Adapun balatun tayyibah wa rabbun gafur, al-Quran menyebutkan pernah menjadi ‘’logo’’ negeri Saba.
لَقَدْ
كَانَ لِسَبَإٍ فِي مَسْكَنِهِمْ آيَةٌ ۖ جَنَّتَانِ عَن يَمِينٍ
وَشِمَالٍ ۖ كُلُوا مِن رِّزْقِ رَبِّكُمْ وَاشْكُرُوا لَهُ ۚ بَلْدَةٌ
طَيِّبَةٌ وَرَبٌّ غَفُورٌ
Yang artinya:
Sesungguhnya bagi kaum Saba’ ada tanda (kekuasaan Tuhan) di tempat kediaman mereka yaitu dua buah kebun di sebelah kanan dan di sebelah kiri. (kepada mereka dikatakan): “Makanlah olehmu dari rezeki yang (dianugerahkan) Tuhanmu dan bersyukurlah kamu kepada-Nya. (Negerimu) adalah negeri yang baik dan (Tuhanmu) adalah Tuhan Yang Maha Pengampun”.

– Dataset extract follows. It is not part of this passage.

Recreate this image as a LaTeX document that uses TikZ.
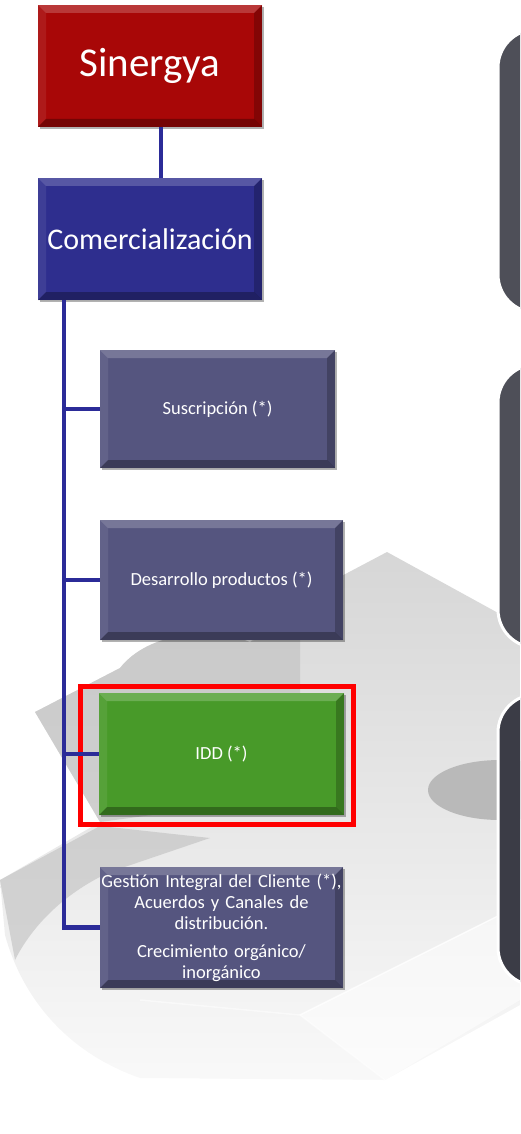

Negeri itu merupakan pemukuman
kebudayaan yang aman dan menyenangkan, diapit dua lembah yang subur dan
tertata apik. Dari ayat tersebut dapat tersirat budaya fungsuinel:
Penduduk suatu negeri (pemilik
kebudayaan) dapat menikmati rezki dari Allah swt. Jika senantiasa dapat
menghaturkan syukur kepada-Nya.
Tapi saat mereka lalai dan ingkar
nikmat, ‘’logo’’ itu tercabut dengan sendirinya, negeri mereka porak
poranda dilanda banjir bandang, dan kehudupan menjadi sulit dan tak
menentu (Q.S. Saba 34: 15-18).
Baik baladan aminan, maupun baldatun
tayyibatun, kebudayaanny asimbol quraniyah yang normatif, memerlukan
transformasi dari umat Islam sebagai pemegang gelar ummatan wasathan
(bangsa yang moderat) dan khairah ummah (bangsa yang unggul) dalam wujud
kebudayaan Islam, yang berdampingan dan berinteraksi dengan kebudayaan
lain sebagai bagian budaya gelobal dunia.